Rows from a dataset of charts and code
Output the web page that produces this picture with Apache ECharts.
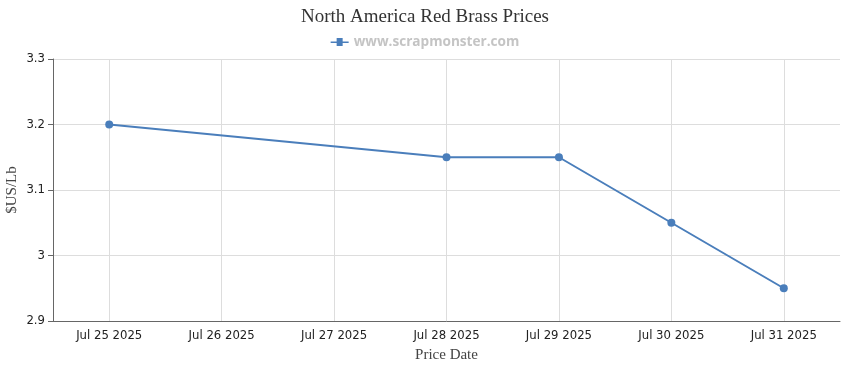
<!DOCTYPE html>
<html><head><meta charset="utf-8">
<script src="https://cdn.jsdelivr.net/npm/echarts@6/dist/echarts.min.js"></script>
<style>html,body{margin:0;padding:0;background:#fff}#c{width:850px;height:370px}</style>
</head><body><div id="c"></div>
<script>
const categories = ['Jul 25 2025','Jul 26 2025','Jul 27 2025','Jul 28 2025','Jul 29 2025','Jul 30 2025','Jul 31 2025'];
const prices = [3.20, null, null, 3.15, 3.15, 3.05, 2.95];
const yTicks = {min: 2.9, max: 3.3, interval: 0.1};
const seriesName = 'www.scrapmonster.com';

const chart = echarts.init(document.getElementById('c'));
chart.setOption({
  animation: false,
  title: {text: 'North America Red Brass Prices', left: 'center', top: 3,
    textStyle: {fontFamily: 'Liberation Serif', fontWeight: 'normal', fontSize: 19, color: '#333'}},
  legend: {top: 30, left: 'center', itemWidth: 18, itemHeight: 8,
    data: [{name: seriesName, icon: 'path://M0,3.5 L6,3.5 L6,0 L12,0 L12,3.5 L18,3.5 L18,5 L12,5 L12,8 L6,8 L6,5 L0,5 Z'}],
    textStyle: {fontFamily: 'Open Sans', fontWeight: 'bold', fontSize: 13.6, color: '#c4c4c4'}},
  grid: {left: 53, right: 10, top: 59, bottom: 49, containLabel: false, outerBoundsMode: 'none'},
  xAxis: {type: 'category', data: categories, boundaryGap: true,
    name: 'Price Date', nameLocation: 'middle', nameGap: 27, nameMoveOverlap: false,
    nameTextStyle: {fontFamily: 'Liberation Serif', fontSize: 15, color: '#444'},
    axisLine: {lineStyle: {color: '#666'}},
    axisTick: {alignWithLabel: true, length: 5, lineStyle: {color: '#666'}},
    axisLabel: {fontFamily: 'DejaVu Sans', fontSize: 11.7, color: '#222', margin: 9, interval: 0},
    splitLine: {show: true, alignWithLabel: true, lineStyle: {color: '#ddd'}}},
  yAxis: {type: 'value', min: yTicks.min, max: yTicks.max, interval: yTicks.interval,
    name: '$US/Lb', nameLocation: 'middle', nameGap: 33, nameMoveOverlap: false,
    nameTextStyle: {fontFamily: 'Liberation Serif', fontSize: 15, color: '#444'},
    axisLine: {show: true, lineStyle: {color: '#666'}},
    axisTick: {show: true, length: 5, lineStyle: {color: '#666'}},
    axisLabel: {fontFamily: 'DejaVu Sans', fontSize: 11.7, color: '#222', margin: 8,
      formatter: v => (Math.round(v*10)/10).toString()},
    splitLine: {show: true, lineStyle: {color: '#ddd'}}},
  series: [{name: seriesName, type: 'line', data: prices, connectNulls: true,
    symbol: 'circle', symbolSize: 8,
    itemStyle: {color: '#4a7ebb'}, lineStyle: {color: '#4a7ebb', width: 2}}]
});
</script></body></html>
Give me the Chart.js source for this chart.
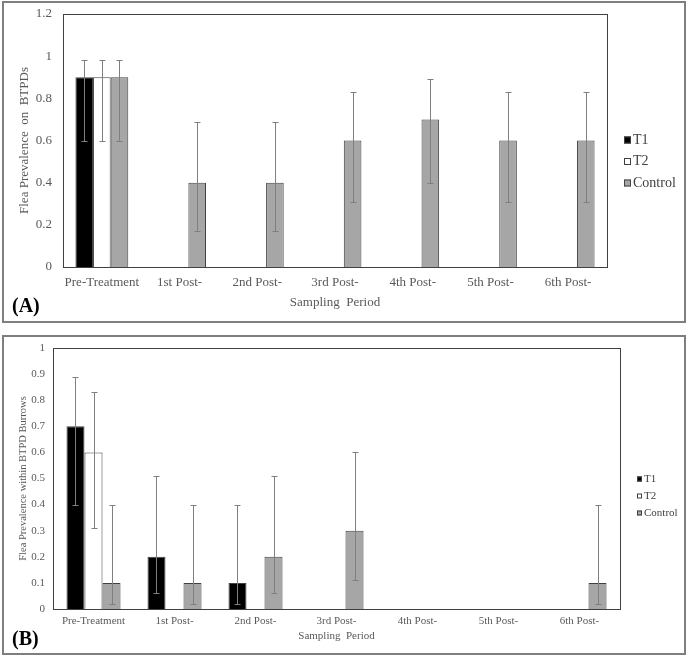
<!DOCTYPE html>
<html>
<head>
<meta charset="utf-8">
<script src="https://cdn.jsdelivr.net/npm/chart.js@4.4.1/dist/chart.umd.min.js"></script>
<style>
  html, body { margin: 0; padding: 0; background: #fff; }
  .panel { position: absolute; left: 2px; width: 680px; border: 2px solid #7f7f7f; background: #fff; }
  #panelA { top: 1px; height: 318px; }
  #panelB { top: 335px; height: 316px; }
  canvas { display: block; }
</style>
</head>
<body>
<div class="panel" id="panelA"><canvas id="chartA" width="680" height="318"></canvas></div>
<div class="panel" id="panelB"><canvas id="chartB" width="680" height="316"></canvas></div>
<script>
const periods = ['Pre-Treatment', '1st Post-', '2nd Post-', '3rd Post-', '4th Post-', '5th Post-', '6th Post-'];
const seriesNames = ['T1', 'T2', 'Control'];

// (A) flea prevalence on BTPDs
const aT1 = [0.9, 0, 0, 0, 0, 0, 0];
const aT2 = [0.9, 0, 0, 0, 0, 0, 0];
const aControl = [0.9, 0.4, 0.4, 0.6, 0.7, 0.6, 0.6];
const aT1Low = [0.6, null, null, null, null, null, null];
const aT1High = [0.98, null, null, null, null, null, null];
const aT2Low = [0.6, null, null, null, null, null, null];
const aT2High = [0.98, null, null, null, null, null, null];
const aControlLow = [0.6, 0.17, 0.17, 0.31, 0.4, 0.31, 0.31];
const aControlHigh = [0.98, 0.69, 0.69, 0.83, 0.89, 0.83, 0.83];

// (B) flea prevalence within BTPD burrows
const bT1 = [0.7, 0.2, 0.1, 0, 0, 0, 0];
const bT2 = [0.6, 0, 0, 0, 0, 0, 0];
const bControl = [0.1, 0.1, 0.2, 0.3, 0, 0, 0.1];
const bT1Low = [0.4, 0.06, 0.02, null, null, null, null];
const bT1High = [0.89, 0.51, 0.4, null, null, null, null];
const bT2Low = [0.31, null, null, null, null, null, null];
const bT2High = [0.83, null, null, null, null, null, null];
const bControlLow = [0.02, 0.02, 0.06, 0.11, null, null, 0.02];
const bControlHigh = [0.4, 0.4, 0.51, 0.6, null, null, 0.4];

const fills = ['#000000', '#ffffff', '#a6a6a6'];
const edge = '#404040';
const labelGrey = '#595959';

Chart.defaults.font.family = '"Liberation Serif", "Times New Roman", serif';
Chart.defaults.color = labelGrey;

// error bars drawn from the dataset's errLow / errHigh
const errorBars = {
  id: 'errorBars',
  afterDatasetsDraw(chart) {
    const ctx = chart.ctx, y = chart.scales.y;
    ctx.save();
    ctx.strokeStyle = '#7f7f7f';
    ctx.lineWidth = 1;
    chart.data.datasets.forEach((ds, di) => {
      chart.getDatasetMeta(di).data.forEach((bar, i) => {
        const lo = ds.errLow[i], hi = ds.errHigh[i];
        if (lo == null || hi == null) return;
        const x = Math.round(bar.x) + 0.5;
        const y1 = Math.round(y.getPixelForValue(hi)) + 0.5;
        const y2 = Math.round(y.getPixelForValue(lo)) + 0.5;
        ctx.beginPath();
        ctx.moveTo(x, y1); ctx.lineTo(x, y2);
        ctx.moveTo(x - 3, y1); ctx.lineTo(x + 3, y1);
        ctx.moveTo(x - 3, y2); ctx.lineTo(x + 3, y2);
        ctx.stroke();
      });
    });
    ctx.restore();
  }
};

// plot frame, legend and panel letter
const extras = {
  id: 'extras',
  afterDraw(chart, args, o) {
    const ctx = chart.ctx, a = chart.chartArea;
    ctx.save();
    ctx.strokeStyle = edge;
    ctx.lineWidth = 1;
    ctx.strokeRect(Math.round(a.left) + 0.5, Math.round(a.top) + 0.5,
      Math.round(a.right - a.left), Math.round(a.bottom - a.top));

    ctx.font = o.legendSize + 'px "Liberation Serif", serif';
    ctx.textBaseline = 'middle';
    chart.data.datasets.forEach((ds, i) => {
      const cy = o.legendY + i * o.legendGap;
      ctx.fillStyle = ds.backgroundColor;
      ctx.fillRect(o.legendX, cy - o.box / 2, o.box, o.box);
      ctx.strokeStyle = edge;
      ctx.strokeRect(o.legendX + 0.5, cy - o.box / 2 + 0.5, o.box - 1, o.box - 1);
      ctx.fillStyle = '#404040';
      ctx.fillText(ds.label, o.legendX + o.box + 2, cy);
    });

    ctx.fillStyle = '#000';
    ctx.font = 'bold 20px "Liberation Serif", serif';
    ctx.fillText(o.letter, 8, o.letterY);
    ctx.restore();
  }
};

function makeChart(id, cfg) {
  const sets = [cfg.t1, cfg.t2, cfg.control];
  return new Chart(document.getElementById(id), {
    type: 'bar',
    data: {
      labels: periods,
      datasets: seriesNames.map((name, i) => ({
        label: name,
        data: sets[i],
        errLow: cfg.lows[i],
        errHigh: cfg.highs[i],
        backgroundColor: fills[i],
        borderColor: edge,
        borderWidth: 1,
        categoryPercentage: cfg.catPct,
        barPercentage: 1
      }))
    },
    options: {
      responsive: false,
      animation: false,
      layout: { padding: { left: 0, top: cfg.padTop, right: cfg.padRight, bottom: 0 } },
      plugins: {
        legend: { display: false },
        tooltip: { enabled: false },
        extras: cfg.extras
      },
      scales: {
        x: {
          grid: { display: false, drawTicks: false },
          border: { display: false },
          ticks: { font: { size: cfg.fontSize }, padding: cfg.xPad, color: labelGrey, maxRotation: 0 },
          title: { display: true, text: 'Sampling  Period', font: { size: cfg.fontSize }, color: labelGrey,
                   padding: { top: 0, bottom: cfg.xTitlePad } },
          afterFit: s => { s.height = cfg.xHeight; }
        },
        y: {
          min: 0, max: cfg.yMax,
          grid: { display: false, drawTicks: false },
          border: { display: false },
          ticks: {
            stepSize: cfg.step, font: { size: cfg.fontSize }, padding: cfg.yPad, color: labelGrey,
            callback: v => String(Number(v.toFixed(1)))
          },
          title: { display: true, text: cfg.yTitle, font: { size: cfg.yTitleSize }, color: labelGrey,
                   padding: { top: cfg.yTitlePad, bottom: 0 } },
          afterFit: s => { s.width = cfg.yWidth; s.paddingTop = 0; s.paddingBottom = 0; }
        }
      }
    },
    plugins: [errorBars, extras]
  });
}

makeChart('chartA', {
  t1: aT1, t2: aT2, control: aControl,
  lows: [aT1Low, aT2Low, aControlLow], highs: [aT1High, aT2High, aControlHigh],
  catPct: 0.68, yMax: 1.2, step: 0.2, fontSize: 13, yTitleSize: 13,
  yTitle: 'Flea Prevalence  on  BTPDs',
  padTop: 11, padRight: 77, yWidth: 59, xHeight: 54, xPad: 8, xTitlePad: 11, yPad: 11, yTitlePad: 13,
  extras: { legendX: 620, legendY: 137, legendGap: 21.5, box: 7, legendSize: 14, letter: '(A)', letterY: 304 }
});

makeChart('chartB', {
  t1: bT1, t2: bT2, control: bControl,
  lows: [bT1Low, bT2Low, bControlLow], highs: [bT1High, bT2High, bControlHigh],
  catPct: 0.667, yMax: 1, step: 0.1, fontSize: 11, yTitleSize: 10.5,
  yTitle: 'Flea Prevalence within BTPD Burrows',
  padTop: 11, padRight: 64, yWidth: 49, xHeight: 44, xPad: 6, xTitlePad: 10, yPad: 8, yTitlePad: 12.7,
  extras: { legendX: 633, legendY: 142, legendGap: 17, box: 5, legendSize: 11, letter: '(B)', letterY: 303 }
});
</script>
</body>
</html>
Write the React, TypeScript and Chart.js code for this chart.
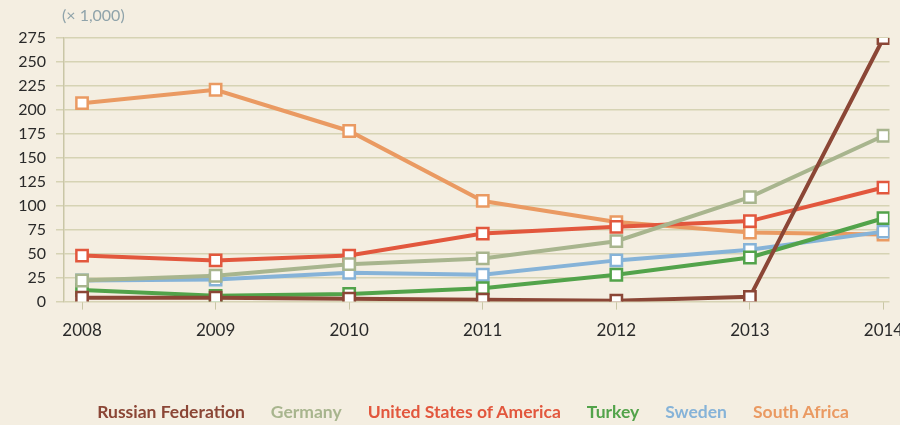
import React, { useEffect, useRef } from "react";
import { Chart, registerables } from "chart.js";

Chart.register(...registerables);

const years = [2008, 2009, 2010, 2011, 2012, 2013, 2014];
const seriesNames = ["Russian Federation", "Germany", "United States of America", "Turkey", "Sweden", "South Africa"];
const russia = [4, 4, 3, 2, 1, 5, 275];
const germany = [22, 27, 39, 45, 63, 109, 173];
const usa = [48, 43, 48, 71, 78, 84, 119];
const turkey = [12, 6, 8, 14, 28, 46, 87];
const sweden = [22, 23, 30, 28, 43, 54, 73];
const southAfrica = [207, 221, 178, 105, 83, 72, 70];
const yTicks = [0, 25, 50, 75, 100, 125, 150, 175, 200, 225, 250, 275];
const colors = ["#8B4636", "#A8B58E", "#E2573D", "#52A34A", "#86B3D8", "#EA9A62"];

const BG = "#F4EEE1";
const FONT = "Lato, 'Open Sans', sans-serif";

export default function App() {
  const ref = useRef<HTMLCanvasElement | null>(null);
  useEffect(() => {
    document.body.style.margin = "0";
    const all = [russia, germany, usa, turkey, sweden, southAfrica];
    const chart = new Chart(ref.current!, {
      type: "line",
      data: {
        datasets: all.map((vals, i) => ({
          label: seriesNames[i],
          data: vals.map((v, j) => ({ x: years[j], y: v })),
          borderColor: colors[i],
          backgroundColor: "#FFFFFF",
          borderWidth: 4,
          pointStyle: "rect",
          pointRadius: 8,
          pointBorderWidth: 2.5,
          pointBorderColor: colors[i],
          pointBackgroundColor: "#FFFFFF",
          tension: 0,
        })),
      },
      options: {
        animation: false,
        responsive: false,
        maintainAspectRatio: false,
        layout: { padding: { top: 38, left: 0, right: 0, bottom: 73 } },
        plugins: { legend: { display: false }, tooltip: { enabled: false }, title: { display: false } },
        scales: {
          x: {
            type: "linear",
            min: 2007.865,
            max: 2014.045,
            afterBuildTicks: (s: any) => {
              s.ticks = years.map((y) => ({ value: y }));
            },
            afterFit: (s: any) => {
              s.paddingLeft = 0;
              s.paddingRight = 0;
            },
            ticks: {
              callback: (v: any) => String(v),
              color: "#2A2A2A",
              font: { family: FONT, size: 17 },
              padding: 11,
              maxRotation: 0,
              autoSkip: false,
            },
            grid: { drawOnChartArea: false, drawTicks: true, tickLength: 8, color: "#C9C6A6" },
            border: { display: false },
          },
          y: {
            min: 0,
            max: 275,
            afterBuildTicks: (s: any) => {
              s.ticks = yTicks.map((v) => ({ value: v }));
            },
            afterFit: (s: any) => {
              s.width = 64;
              s.paddingTop = 0;
              s.paddingBottom = 0;
            },
            ticks: {
              color: "#2A2A2A",
              font: { family: FONT, size: 16 },
              padding: 10,
              autoSkip: false,
            },
            grid: { color: "#D6D3B4", lineWidth: 1.5, tickLength: 8 },
            border: { display: true, color: "#C9C6A6", width: 1.5 },
          },
        },
      },
    });
    return () => chart.destroy();
  }, []);

  return (
    <div style={{ position: "absolute", left: 0, top: 0, width: 900, height: 425, background: BG, overflow: "hidden" }}>
      <canvas ref={ref} width={900} height={425} style={{ position: "absolute", left: 0, top: 0 }} />
      <div style={{ position: "absolute", left: 62, top: 5, fontFamily: FONT, fontSize: 16, color: "#8FA3AA" }}>(× 1,000)</div>
      <div
        style={{
          position: "absolute",
          left: 0,
          width: 946,
          top: 401,
          textAlign: "center",
          fontFamily: FONT,
          fontWeight: 700,
          fontSize: 17.5,
          whiteSpace: "nowrap",
        }}
      >
        {seriesNames.map((n, i) => (
          <span key={n} style={{ color: colors[i], margin: "0 13px" }}>
            {n}
          </span>
        ))}
      </div>
    </div>
  );
}
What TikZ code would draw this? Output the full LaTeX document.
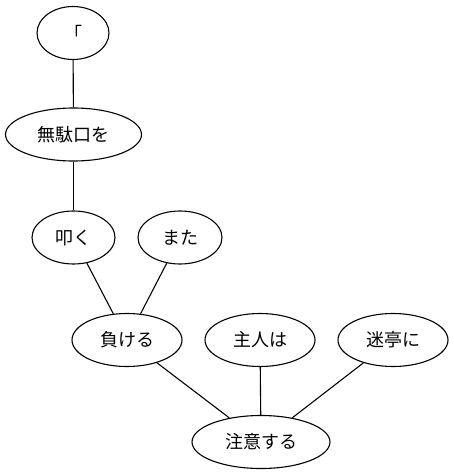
\documentclass[tikz,border=0pt]{standalone}
\usepackage{fontspec}
\setmainfont{Noto Sans CJK JP}
\usetikzlibrary{shapes.geometric}
\begin{document}
\begin{tikzpicture}[x=1pt,y=-1pt,
  word/.style={ellipse,draw,line width=1.1pt,inner sep=0pt,
    minimum height=53pt,font=\fontsize{18}{21}\selectfont},
  link/.style={line width=1.1pt}]
\useasboundingbox (0,0) rectangle (453,476);
\node[word,minimum width=72pt]  (q)  at (73,33)  {「};
\node[word,minimum width=136pt] (m)  at (73.5,134.5) {無駄口を};
\node[word,minimum width=83pt]  (t)  at (73.5,237.5) {叩く};
\node[word,minimum width=84pt]  (ma) at (180,237.5) {また};
\node[word,minimum width=110pt] (k)  at (127,340) {負ける};
\node[word,minimum width=110pt] (s)  at (260,340) {主人は};
\node[word,minimum width=110pt] (mt) at (393,340) {迷亭に};
\node[word,minimum width=138pt] (c)  at (261,442) {注意する};
\draw[link] (q) -- (m);
\draw[link] (m) -- (t);
\draw[link] (t) -- (k);
\draw[link] (ma) -- (k);
\draw[link] (k) -- (c);
\draw[link] (s) -- (c);
\draw[link] (mt) -- (c);
\end{tikzpicture}
\end{document}
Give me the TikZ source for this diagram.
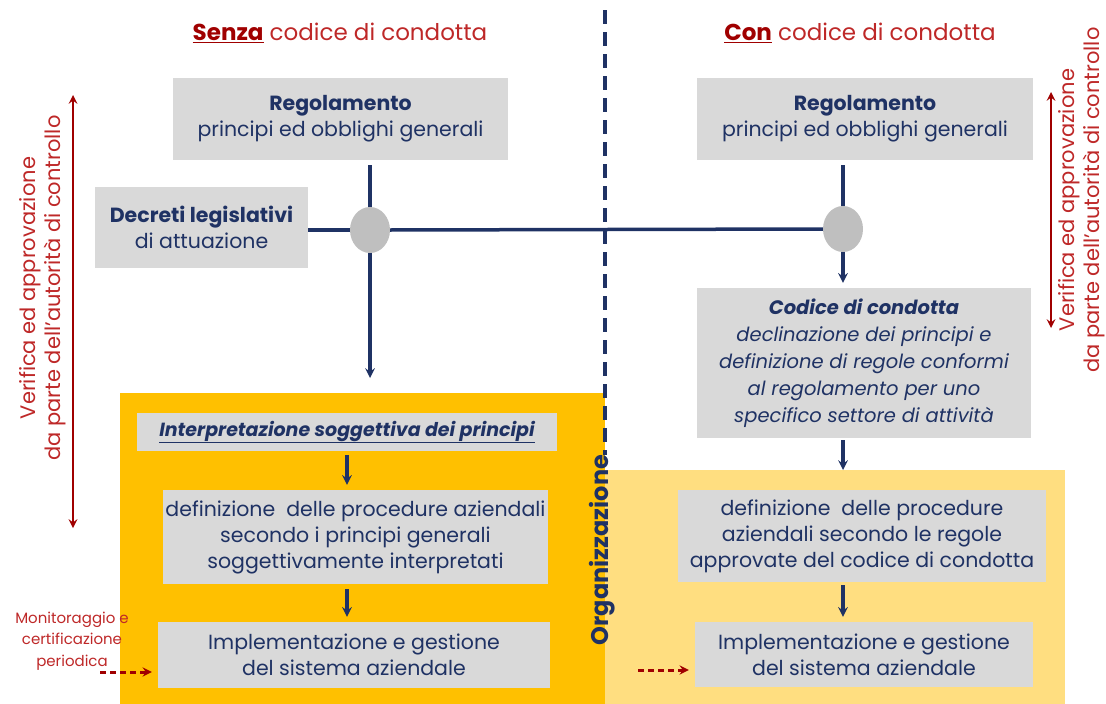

▶ Description of the task
Only the lines from the one with "Write the React, TypeScript" through the one with "Chart.register(...registerables);", both included, go in the copy, exactly as written. Leave the pictures behind.

▶ Finished answer
Write the React, TypeScript and Chart.js code for this chart.
import React, { useEffect, useRef } from "react";
import { Chart, registerables } from "chart.js";

Chart.register(...registerables);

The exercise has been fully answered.